The BoD formed a Special Committee to study first the domicile question, and then added exec comp. It ended up having only one member, since the other one resigned the committee after it started looking at exec comp. The Special Committee sets forth its effort, meetings, documents reviewed, advisors, and much else in exhaustive detail. Other than endorsing Musk’s idea to redomicile and his comp plan, what did it accomplish? It persuaded the BoD to delay the AGM one month, to give shareholders a chance to vote on both the redomicile and comp proposals. However, TSLA moves its BoD meeting all over the calendar every year. And, it insisted the proxy statement include the entire Tornetta order, which of course is a public document anyway. So, not much.

A Few Other Thoughts

The entire case brings up bad memories. It reminds us of numerous other companies where a pliant BoD in thrall to a dominant CEO barely negotiated an exec comp package. This happens mostly because the directors owe their seats to the CEO, who hires the recruiting firm for the Nominating Committee, designs director pay, and decides who stays and goes. We wrote about this awhile ago.

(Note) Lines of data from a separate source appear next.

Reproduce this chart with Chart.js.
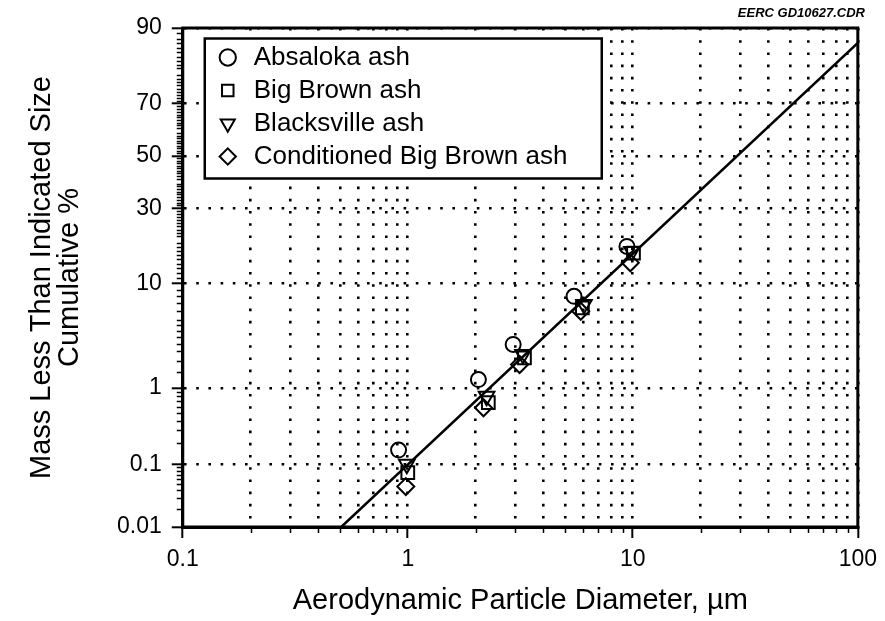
<!DOCTYPE html>
<html>
<head>
<meta charset="utf-8">
<script src="https://cdn.jsdelivr.net/npm/chart.js@4/dist/chart.umd.min.js"></script>
<style>
  body { margin: 0; background: #fff; }
  canvas { display: block; }
</style>
</head>
<body>
<canvas id="psdChart" width="885" height="621"></canvas>
<script>
// Cumulative mass (%) vs aerodynamic diameter (um)
const absalokaX = [0.91, 2.06, 2.94, 5.48, 9.42];
const absalokaY = [0.16, 1.25, 2.94, 7.97, 18.2];
const bigBrownX = [1.00, 2.28, 3.30, 5.97, 10.07];
const bigBrownY = [0.075, 0.67, 2.15, 6.39, 16.5];
const blacksvilleX = [0.99, 2.24, 3.25, 6.07, 9.91];
const blacksvilleY = [0.10, 0.80, 2.33, 6.81, 16.9];
const condBigBrownX = [0.98, 2.17, 3.14, 5.87, 9.75];
const condBigBrownY = [0.046, 0.58, 1.83, 5.97, 14.2];

// fitted line end points
const fitX = [0.506, 100];
const fitY = [0.01, 87.1];

// axis ticks
const yTickValues = [0.01, 0.1, 1, 10, 30, 50, 70, 90];
const yTickLabels = ['0.01', '0.1', '1', '10', '30', '50', '70', '90'];
const yMinorValues = [0.02, 0.03, 0.04, 0.05, 0.06, 0.07, 0.08, 0.09,
  0.2, 0.3, 0.4, 0.5, 0.6, 0.7, 0.8, 0.9,
  1.5, 2, 2.5, 3, 3.5, 4, 4.5, 5, 6, 7, 8, 9];
for (let p = 11; p < 90; p++) if (p % 10 !== 0 && p !== 30 && p !== 50 && p !== 70) yMinorValues.push(p);

const xDecades = [0.1, 1, 10];
const xMultipliers = [1, 2, 3, 4, 5, 6, 7, 8, 9];
const xTickValues = [];
xDecades.forEach(d => xMultipliers.forEach(m => xTickValues.push(+(d * m).toPrecision(3))));
xTickValues.push(100);

const FONT = '"Liberation Sans", Arial, Helvetica, sans-serif';

// inverse normal CDF (Acklam) -> probability paper axis
function probit(p) {
  const a = [-3.969683028665376e+01, 2.209460984245205e+02, -2.759285104469687e+02, 1.383577518672690e+02, -3.066479806614716e+01, 2.506628277459239e+00];
  const b = [-5.447609879822406e+01, 1.615858368580409e+02, -1.556989798598866e+02, 6.680131188771972e+01, -1.328068155288572e+01];
  const c = [-7.784894002430293e-03, -3.223964580411365e-01, -2.400758277161838e+00, -2.549732539343734e+00, 4.374664141464968e+00, 2.938163982698783e+00];
  const d = [7.784695709041462e-03, 3.224671290700398e-01, 2.445134137142996e+00, 3.754408661907416e+00];
  const pl = 0.02425;
  let q, r;
  if (p < pl) {
    q = Math.sqrt(-2 * Math.log(p));
    return (((((c[0]*q+c[1])*q+c[2])*q+c[3])*q+c[4])*q+c[5]) / ((((d[0]*q+d[1])*q+d[2])*q+d[3])*q+1);
  }
  if (p > 1 - pl) {
    q = Math.sqrt(-2 * Math.log(1 - p));
    return -(((((c[0]*q+c[1])*q+c[2])*q+c[3])*q+c[4])*q+c[5]) / ((((d[0]*q+d[1])*q+d[2])*q+d[3])*q+1);
  }
  q = p - 0.5; r = q * q;
  return (((((a[0]*r+a[1])*r+a[2])*r+a[3])*r+a[4])*r+a[5])*q / (((((b[0]*r+b[1])*r+b[2])*r+b[3])*r+b[4])*r+1);
}

function toPoints(xs, ys) {
  return xs.map((x, i) => ({ x: x, y: probit(ys[i] / 100) }));
}

function isDecade(v) {
  const l = Math.log10(v);
  return Math.abs(l - Math.round(l)) < 1e-9;
}

function markerSet(label, xs, ys, style, radius, rotation) {
  return {
    label: label,
    data: toPoints(xs, ys),
    pointStyle: style,
    pointRotation: rotation || 0,
    pointRadius: radius,
    pointBorderWidth: 2,
    pointBorderColor: '#000',
    pointBackgroundColor: 'rgba(0,0,0,0)',
    borderColor: '#000',
    backgroundColor: 'rgba(0,0,0,0)',
    showLine: false
  };
}

// minor ticks, outer frame and boxed legend
const paperExtras = {
  id: 'paperExtras',
  afterLayout(chart) {
    const lg = chart.legend, ca = chart.chartArea;
    lg.left = ca.left + 25;
    lg.top = ca.top + 9.5;
    lg.right = ca.right;
    lg.bottom = ca.bottom;
  },
  afterDraw(chart) {
    const { ctx, chartArea: ca, scales } = chart;
    ctx.save();
    ctx.strokeStyle = '#000';
    ctx.lineWidth = 1.5;
    ctx.beginPath();
    yMinorValues.forEach(p => {
      const py = Math.round(scales.y.getPixelForValue(probit(p / 100))) + 0.5;
      ctx.moveTo(ca.left - 6, py);
      ctx.lineTo(ca.left, py);
    });
    xTickValues.filter(v => !isDecade(v)).forEach(v => {
      const px = Math.round(scales.x.getPixelForValue(v)) + 0.5;
      ctx.moveTo(px, ca.bottom);
      ctx.lineTo(px, ca.bottom + 6);
    });
    ctx.stroke();

    ctx.lineWidth = 3;
    ctx.strokeRect(ca.left, ca.top, ca.right - ca.left, ca.bottom - ca.top);

    const lg = chart.legend;
    const bx = lg.left - 3, by = lg.top + 1;
    ctx.fillStyle = '#fff';
    ctx.fillRect(bx, by, 397, 140);
    ctx.lineWidth = 2.5;
    ctx.strokeRect(bx, by, 397, 140);
    ctx.restore();
    lg.draw();
  }
};

const ctx = document.getElementById('psdChart').getContext('2d');

const psdChart = new Chart(ctx, {
  type: 'scatter',
  data: {
    datasets: [
      markerSet('Absaloka ash', absalokaX, absalokaY, 'circle', 7.5),
      markerSet('Big Brown ash', bigBrownX, bigBrownY, 'rect', 9),
      markerSet('Blacksville ash', blacksvilleX, blacksvilleY, 'triangle', 9, 180),
      markerSet('Conditioned Big Brown ash', condBigBrownX, condBigBrownY, 'rectRot', 8.5),
      {
        label: 'fit',
        data: toPoints(fitX, fitY),
        showLine: true,
        borderColor: '#000',
        borderWidth: 2.5,
        pointRadius: 0,
        fill: false
      }
    ]
  },
  options: {
    responsive: false,
    animation: false,
    events: [],
    layout: { padding: { left: 0, right: 20, top: 0, bottom: 0 } },
    plugins: {
      title: {
        display: true,
        text: 'EERC GD10627.CDR',
        align: 'end',
        color: '#000',
        font: { family: FONT, size: 13, style: 'italic', weight: 'bold' },
        padding: { top: 6, bottom: 6.4 }
      },
      legend: {
        position: 'chartArea',
        align: 'start',
        labels: {
          usePointStyle: true,
          boxWidth: 26,
          boxHeight: 11.5,
          padding: 7,
          color: '#000',
          font: { family: FONT, size: 26 },
          filter: item => item.datasetIndex < 4
        }
      },
      tooltip: { enabled: false }
    },
    scales: {
      x: {
        type: 'logarithmic',
        min: 0.1,
        max: 100,
        afterBuildTicks: scale => { scale.ticks = xTickValues.map(v => ({ value: v })); },
        ticks: {
          autoSkip: false,
          maxRotation: 0,
          padding: 8,
          color: '#000',
          font: { family: FONT, size: 23 },
          callback: v => isDecade(v) ? String(v) : ''
        },
        grid: {
          color: '#000',
          lineWidth: 2.6,
          tickLength: 11,
          tickWidth: 2,
          tickColor: c => (c.tick && isDecade(c.tick.value)) ? '#000' : 'rgba(0,0,0,0)'
        },
        border: { display: true, color: '#000', width: 3, dash: [2.6, 9.6] },
        title: {
          display: true,
          text: 'Aerodynamic Particle Diameter, \u00B5m',
          color: '#000',
          font: { family: FONT, size: 29 },
          padding: { top: 2, bottom: 2.6 }
        }
      },
      y: {
        type: 'linear',
        min: probit(yTickValues[0] / 100),
        max: probit(yTickValues[yTickValues.length - 1] / 100),
        afterBuildTicks: scale => { scale.ticks = yTickValues.map(p => ({ value: probit(p / 100) })); },
        ticks: {
          autoSkip: false,
          padding: 10,
          color: '#000',
          font: { family: FONT, size: 23 },
          callback: (v, i) => yTickLabels[i]
        },
        grid: {
          color: '#000',
          lineWidth: 2.6,
          tickLength: 11,
          tickWidth: 2,
          tickColor: '#000'
        },
        border: { display: true, color: '#000', width: 3, dash: [2.6, 9.6] },
        title: {
          display: true,
          text: ['Mass Less Than Indicated Size', 'Cumulative %'],
          color: '#000',
          font: { family: FONT, size: 29, lineHeight: 28 / 29 },
          padding: { top: 28, bottom: 23 }
        }
      }
    }
  },
  plugins: [paperExtras]
});
</script>
</body>
</html>
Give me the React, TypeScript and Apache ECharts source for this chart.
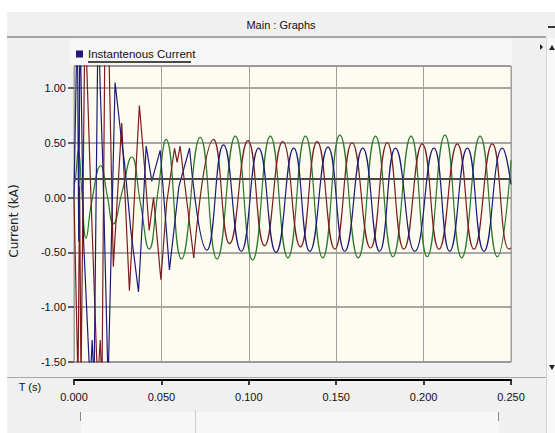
import React, { useEffect, useRef } from 'react';
import * as echarts from 'echarts';

const TITLE = 'Main : Graphs';
const LEGEND_LABEL = 'Instantenous Current';
const Y_TITLE = 'Current (kA)';
const X_TITLE = 'T (s)';

const Y_MIN = -1.5;
const Y_MAX = 1.2;
const Y_STEP = 0.5;
const X_MIN = 0;
const X_MAX = 0.25;
const X_STEP = 0.05;
const MARKER_LEVEL = 0.17;

// phase C (green) — [time s, current kA]
const greenPoints: [number, number][] = [
  [0, 0.12], [0.0008, 0.17], [0.0025, 0.43], [0.0045, 0.05], [0.0069, -0.37],
  [0.01, -0.05], [0.0153, 0.29], [0.019, 0.02], [0.0225, -0.24], [0.0275, 0.05],
  [0.033, 0.37], [0.038, -0.05], [0.043, -0.47], [0.048, 0.05], [0.0527, 0.53],
  [0.0615, -0.56], [0.0722, 0.55], [0.0818, -0.56], [0.0923, 0.56], [0.1022, -0.57],
  [0.1123, 0.56], [0.1224, -0.55], [0.1324, 0.56], [0.1423, -0.55], [0.1521, 0.57],
  [0.1626, -0.55], [0.1725, 0.56], [0.1824, -0.54], [0.1928, 0.56], [0.2021, -0.54],
  [0.2122, 0.57], [0.2218, -0.55], [0.2323, 0.56], [0.2422, -0.54], [0.25, 0.34],
];

// phase B (red)
const redTransient: [number, number][] = [
  [0, 0], [0.0023, -1.7], [0.0032, 0.1], [0.004, -1.7], [0.0063, 1.7],
  [0.0095, 0.1], [0.0135, -1.7], [0.015, -1.3], [0.016, -1.7], [0.0178, 1.7],
  [0.0195, 1.7], [0.0225, -0.63], [0.0273, 0.68], [0.0317, -0.85], [0.0374, 0.84],
  [0.0405, 0.25], [0.043, -0.3], [0.0455, 0], [0.0497, -0.75], [0.053, -0.05],
  [0.0575, 0.45], [0.059, 0.32], [0.0607, 0.47], [0.0685, -0.55],
];
const redSteady: [number, number][] = [
  [0.0685, -0.55], [0.0798, 0.53], [0.089, -0.42], [0.0995, 0.52], [0.109, -0.44],
  [0.1194, 0.51], [0.1295, -0.45], [0.1391, 0.51], [0.1492, -0.47], [0.1591, 0.5],
  [0.1696, -0.46], [0.1792, 0.5], [0.1887, -0.47], [0.1992, 0.49], [0.2088, -0.47],
  [0.2193, 0.49], [0.2288, -0.47], [0.2393, 0.49], [0.2488, -0.47], [0.25, -0.46],
];

// phase A (blue)
const blueTransient: [number, number][] = [
  [0, 0], [0.0019, 1.7], [0.0027, -0.4], [0.0034, 1.7], [0.0055, -0.4],
  [0.0092, -1.7], [0.0104, -1.3], [0.0115, -1.7], [0.0138, 1.7], [0.015, 1.0],
  [0.0165, 0.3], [0.0195, -1.7], [0.0235, 1.05], [0.027, 0.55], [0.029, 0.3],
  [0.0325, -0.3], [0.0369, -0.86], [0.0395, -0.1], [0.0413, 0.47], [0.0445, 0.15],
  [0.0493, 0.43], [0.0546, -0.66], [0.06, 0.1], [0.0661, 0.45],
];
const blueSteady: [number, number][] = [
  [0.0661, 0.45], [0.076, -0.48], [0.0855, 0.48], [0.0957, -0.49], [0.1056, 0.45],
  [0.1156, -0.5], [0.1257, 0.45], [0.1349, -0.49], [0.1453, 0.46], [0.1549, -0.49],
  [0.1652, 0.45], [0.1748, -0.49], [0.1839, 0.45], [0.195, -0.49], [0.2059, 0.45],
  [0.2149, -0.49], [0.225, 0.45], [0.2345, -0.49], [0.2451, 0.45], [0.25, 0.12],
];

const BLUE = '#1b1b78';
const RED = '#7a1e1e';
const GREEN = '#2a7a2a';
const SANS = '"Liberation Sans", Arial, sans-serif';

export default function App() {
  const ref = useRef<HTMLDivElement>(null);

  useEffect(() => {
    const chart = echarts.init(ref.current as HTMLDivElement, null, { renderer: 'svg' });
    const line = (name: string, data: [number, number][], color: string, smooth: boolean, extra: any = {}) => ({
      name,
      type: 'line',
      data,
      smooth,
      showSymbol: false,
      symbol: 'none',
      clip: true,
      lineStyle: { color, width: 1.2 },
      itemStyle: { color },
      ...extra,
    });

    chart.setOption({
      animation: false,
      backgroundColor: '#f0f0f0',
      grid: {
        left: 74,
        right: 44,
        top: 66,
        bottom: 71,
        show: true,
        backgroundColor: '#fefcf1',
        borderColor: '#9a9a9a',
        borderWidth: 1,
        containLabel: false,
      },
      legend: {
        show: true,
        data: [LEGEND_LABEL],
        left: 76,
        top: 48,
        padding: 0,
        icon: 'rect',
        itemWidth: 7,
        itemHeight: 7,
        selectedMode: false,
        textStyle: { fontFamily: SANS, fontSize: 11.5, color: '#111' },
      },
      xAxis: {
        type: 'value',
        min: X_MIN,
        max: X_MAX,
        interval: X_STEP,
        position: 'bottom',
        offset: 18,
        axisLine: { show: true, onZero: false, lineStyle: { color: '#000', width: 2 } },
        axisTick: { show: true, length: 5, lineStyle: { color: '#000', width: 1.5 } },
        axisLabel: {
          margin: 11,
          fontFamily: SANS,
          fontSize: 11,
          color: '#111',
          formatter: (v: number) => v.toFixed(3),
        },
        splitLine: { show: true, lineStyle: { color: '#a0a0a0', width: 1 } },
      },
      yAxis: {
        type: 'value',
        min: Y_MIN,
        max: Y_MAX,
        interval: Y_STEP,
        axisLine: { show: false, onZero: false },
        axisTick: { show: true, length: 6, lineStyle: { color: '#333', width: 1.5 } },
        axisLabel: {
          margin: 8,
          fontFamily: SANS,
          fontSize: 11,
          color: '#111',
          showMaxLabel: false,
          formatter: (v: number) => v.toFixed(2),
        },
        splitLine: { show: true, lineStyle: { color: '#8a8a8a', width: 1.6 } },
      },
      series: [
        line('Phase C', greenPoints, GREEN, true, {
          markLine: {
            silent: true,
            symbol: 'none',
            label: { show: false },
            lineStyle: { color: '#474747', width: 2, type: 'solid' },
            data: [{ yAxis: MARKER_LEVEL }],
          },
        }),
        line('Phase B', redTransient, RED, false),
        line('Phase B', redSteady, RED, true),
        line(LEGEND_LABEL, blueTransient, BLUE, false),
        line(LEGEND_LABEL, blueSteady, BLUE, true),
      ],
      graphic: [
        { type: 'rect', silent: true, shape: { x: 0, y: 0, width: 555, height: 12 }, style: { fill: '#ffffff' } },
        { type: 'rect', silent: true, shape: { x: 0, y: 0, width: 7, height: 433 }, style: { fill: '#ffffff' } },
        { type: 'rect', silent: true, shape: { x: 547, y: 38, width: 8, height: 395 }, style: { fill: '#f8f8f8' } },
        { type: 'line', silent: true, shape: { x1: 546.5, y1: 38, x2: 546.5, y2: 433 }, style: { stroke: '#d6d6d6', lineWidth: 1 } },
        { type: 'rect', silent: true, z: -1, shape: { x: 70, y: 39, width: 442, height: 26 }, style: { fill: '#f7f7f7' } },
        {
          type: 'text', silent: true, x: 281, y: 25,
          style: { text: TITLE, fill: '#111', font: `11px ${SANS}`, align: 'center', verticalAlign: 'middle' },
        },
        { type: 'line', silent: true, shape: { x1: 7, y1: 37, x2: 546, y2: 37 }, style: { stroke: '#8c8c8c', lineWidth: 1.5 } },
        { type: 'line', silent: true, shape: { x1: 548, y1: 27, x2: 555, y2: 27 }, style: { stroke: '#333', lineWidth: 2 } },
        { type: 'polygon', silent: true, shape: { points: [[549, 50], [552, 45], [555, 50]] }, style: { fill: '#222' } },
        { type: 'polygon', silent: true, shape: { points: [[549, 365], [552, 370], [555, 365]] }, style: { fill: '#222' } },
        { type: 'polygon', silent: true, shape: { points: [[540, 44], [543, 47], [540, 50]] }, style: { fill: '#222' } },
        { type: 'line', silent: true, shape: { x1: 88, y1: 62, x2: 191, y2: 62 }, style: { stroke: '#111', lineWidth: 1.5 } },
        {
          type: 'text', silent: true, x: 14, y: 221, rotation: Math.PI / 2,
          style: { text: Y_TITLE, fill: '#222', font: `12px "DejaVu Sans", Verdana, sans-serif`, align: 'center', verticalAlign: 'middle' },
        },
        {
          type: 'text', silent: true, x: 30, y: 387,
          style: { text: X_TITLE, fill: '#111', font: `11px ${SANS}`, align: 'center', verticalAlign: 'middle' },
        },
        { type: 'line', silent: true, shape: { x1: 7, y1: 377.5, x2: 546, y2: 377.5 }, style: { stroke: '#a8a8a8', lineWidth: 1 } },
        { type: 'rect', silent: true, shape: { x: 81, y: 412, width: 418, height: 21 }, style: { fill: '#f7f7f7' } },
        { type: 'line', silent: true, shape: { x1: 80.5, y1: 412, x2: 80.5, y2: 421 }, style: { stroke: '#888', lineWidth: 1 } },
        { type: 'line', silent: true, shape: { x1: 195.5, y1: 410, x2: 195.5, y2: 433 }, style: { stroke: '#cfcfcf', lineWidth: 1 } },
        { type: 'line', silent: true, shape: { x1: 498.5, y1: 412, x2: 498.5, y2: 421 }, style: { stroke: '#888', lineWidth: 1 } },
      ],
    });
    return () => chart.dispose();
  }, []);

  return <div ref={ref} style={{ position: 'fixed', left: 0, top: 0, width: 555, height: 433 }} />;
}
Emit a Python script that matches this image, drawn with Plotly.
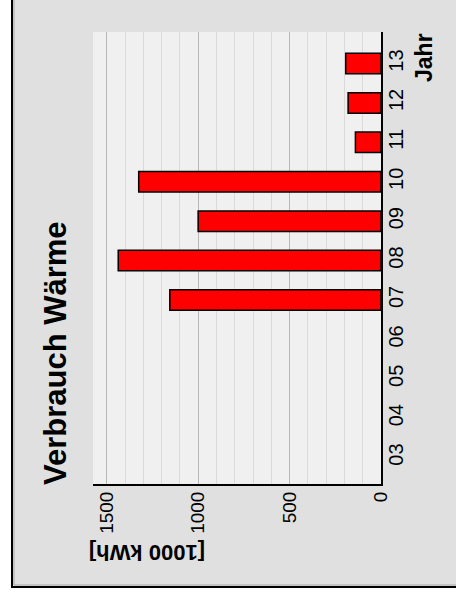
import plotly.graph_objects as go

# Heat consumption per year, in 1000 kWh
jahre = ["03", "04", "05", "06", "07", "08", "09", "10", "11", "12", "13"]
verbrauch = [None, None, None, None, 1155, 1437, 1000, 1325, 140, 180, 193]
wert_ticks = [0, 500, 1000, 1500]

W, H = 456, 600
L, R, T, B = 93, 381, 32, 484  # plot area in pixels


def px_x(p):
    return (p - L) / (R - L)


def px_y(p):
    return (B - p) / (B - T)


font = "Liberation Sans"

fig = go.Figure(
    go.Bar(
        y=jahre,
        x=verbrauch,
        orientation="h",
        width=0.52,
        marker=dict(color="#ff0000", line=dict(color="#000000", width=1.5)),
        hoverinfo="x+y",
    )
)

fig.update_layout(
    width=W,
    height=H,
    margin=dict(l=L, r=W - R, t=T, b=H - B, pad=0),
    paper_bgcolor="#e0e0e0",
    plot_bgcolor="#f0f0f0",
    showlegend=False,
    font=dict(family=font, color="#000000", size=20),
)

fig.update_xaxes(
    range=[1575, 0],
    tickvals=wert_ticks,
    ticktext=[str(v) for v in wert_ticks],
    tickangle=-90,
    tickfont=dict(family=font, size=19),
    ticks="",
    ticklabelstandoff=-2,
    showgrid=True,
    gridcolor="#b8b8b8",
    gridwidth=1,
    minor=dict(dtick=100, showgrid=True, gridcolor="#dadada", gridwidth=1),
    zeroline=False,
    showline=True,
    linecolor="#000000",
    linewidth=2,
)

fig.update_yaxes(
    type="category",
    categoryorder="array",
    categoryarray=jahre,
    range=[-0.67, 10.8],
    side="right",
    tickangle=-90,
    tickfont=dict(family=font, size=20),
    ticks="",
    ticklabelstandoff=-4,
    showgrid=False,
    zeroline=False,
    showline=True,
    linecolor="#000000",
    linewidth=2,
)

annotations = [
    dict(text="<b>Verbrauch Wärme</b>", x=px_x(55), y=px_y(353), textangle=-90,
         font=dict(family=font, size=31)),
    dict(text="<b>Jahr</b>", x=px_x(424), y=px_y(58), textangle=-90,
         font=dict(family=font, size=23)),
    dict(text="<b>[1000 kWh]</b>", x=px_x(147), y=px_y(553), textangle=180,
         font=dict(family=font, size=22)),
]
for a in annotations:
    a.update(xref="paper", yref="paper", showarrow=False,
             xanchor="center", yanchor="middle")
fig.update_layout(annotations=annotations)

# White surround with the black frame edge on the left and at the bottom
x_left, x_right = px_x(0), px_x(W)
y_top, y_bot = px_y(0), px_y(H)
shapes = [
    dict(type="rect", x0=x_left, x1=px_x(11), y0=y_bot, y1=y_top,
         fillcolor="#ffffff", line=dict(width=0)),
    dict(type="rect", x0=x_left, x1=x_right, y0=y_bot, y1=px_y(588),
         fillcolor="#ffffff", line=dict(width=0)),
    dict(type="line", x0=px_x(14), x1=px_x(14), y0=px_y(585), y1=y_top,
         line=dict(color="#a8a8a8", width=1)),
    dict(type="line", x0=px_x(14), x1=x_right, y0=px_y(585), y1=px_y(585),
         line=dict(color="#a8a8a8", width=1)),
    dict(type="line", x0=px_x(12), x1=px_x(12), y0=px_y(587), y1=y_top,
         line=dict(color="#000000", width=2)),
    dict(type="line", x0=px_x(11), x1=x_right, y0=px_y(587), y1=px_y(587),
         line=dict(color="#000000", width=2)),
]
for s in shapes:
    s.update(xref="paper", yref="paper")
fig.update_layout(shapes=shapes)

fig.write_html("out.html")
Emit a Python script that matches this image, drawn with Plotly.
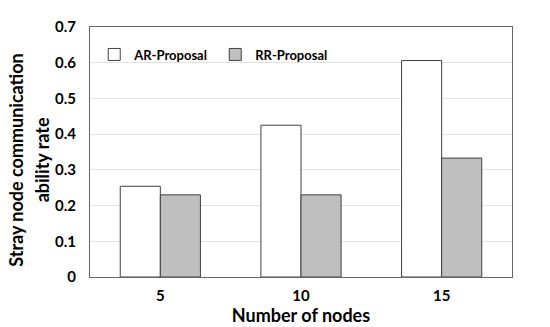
import plotly.graph_objects as go

nodes = ["5", "10", "15"]
ar_proposal = [0.254, 0.425, 0.606]
rr_proposal = [0.230, 0.230, 0.333]

fig = go.Figure()
fig.add_bar(
    x=nodes, y=ar_proposal, name="AR-Proposal",
    marker=dict(color="white", line=dict(color="#404040", width=1)),
)
fig.add_bar(
    x=nodes, y=rr_proposal, name="RR-Proposal",
    marker=dict(color="#bfbfbf", line=dict(color="#404040", width=1)),
)

font_family = "Lato, Open Sans, sans-serif"

fig.update_layout(
    width=550, height=327,
    margin=dict(l=90, r=38, t=27, b=50),
    paper_bgcolor="white", plot_bgcolor="white",
    barmode="group", bargap=0.43, bargroupgap=0,
    font=dict(family=font_family, color="black"),
    legend=dict(
        orientation="h", x=0.01, y=0.89, xanchor="left", yanchor="middle",
        font=dict(size=13, family=font_family, weight="bold"),
        bgcolor="rgba(0,0,0,0)", entrywidth=76, itemwidth=30,
        traceorder="normal",
    ),
)

# two-line y title, wider line spacing than plotly's default
for txt, xpos in [("Stray node communication", -0.176), ("ability rate", -0.113)]:
    fig.add_annotation(
        text=txt, xref="paper", yref="paper", x=xpos, y=0.468,
        textangle=-90, showarrow=False, xanchor="center", yanchor="middle",
        font=dict(size=18, weight="bold"),
    )

fig.update_xaxes(
    automargin=False,
    showline=True, linecolor="#666666", linewidth=1, mirror=True,
    ticks="", tickfont=dict(size=15, weight="bold"), ticklabelstandoff=5,
    title=dict(text="Number of nodes", font=dict(size=18, weight="bold"), standoff=6),
)
fig.update_yaxes(
    automargin=False,
    range=[0, 0.7], dtick=0.1, showgrid=True, gridcolor="#e3e3e3",
    showline=True, linecolor="#666666", linewidth=1, mirror=True,
    zeroline=False, ticks="", tickfont=dict(size=15, weight="bold"),
    ticklabelstandoff=10,
)

# drop the default body margin so the figure sits at the page corner
fig.write_html(
    "out.html",
    config={"displayModeBar": False},
    post_script="document.body.style.margin='0';",
)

Delaware law calls a shareholder vote on exec comp (or a number of other decisions rife with conflicts) “cleansing”, quite the metaphor. Clearly, a mere vote does not solve all the problems with conflicts. The vote needs to follow the rules, including disclosing everything shareholders might need to know about the conflict. TSLA now thinks it can organize a proper vote that does follow the rules. TSLA scheduled the AGM for June 13, both virtually and in-person.

We smiled when we first heard about the Musk order. It represents a win for shareholders that fight conflicted directors. Yet, it also disappoints us in one way: the directors that perpetrated this poor deal for shareholders face no penalty. Only Musk pays damages. Sure, these directors may take a reputational hit. Yet, nothing prevents them from doing this on other BoDs, or trying anew to make up this loss to Musk in some other way. We don’t know what, exactly, a penalty would look like. We just know we’d like to see something.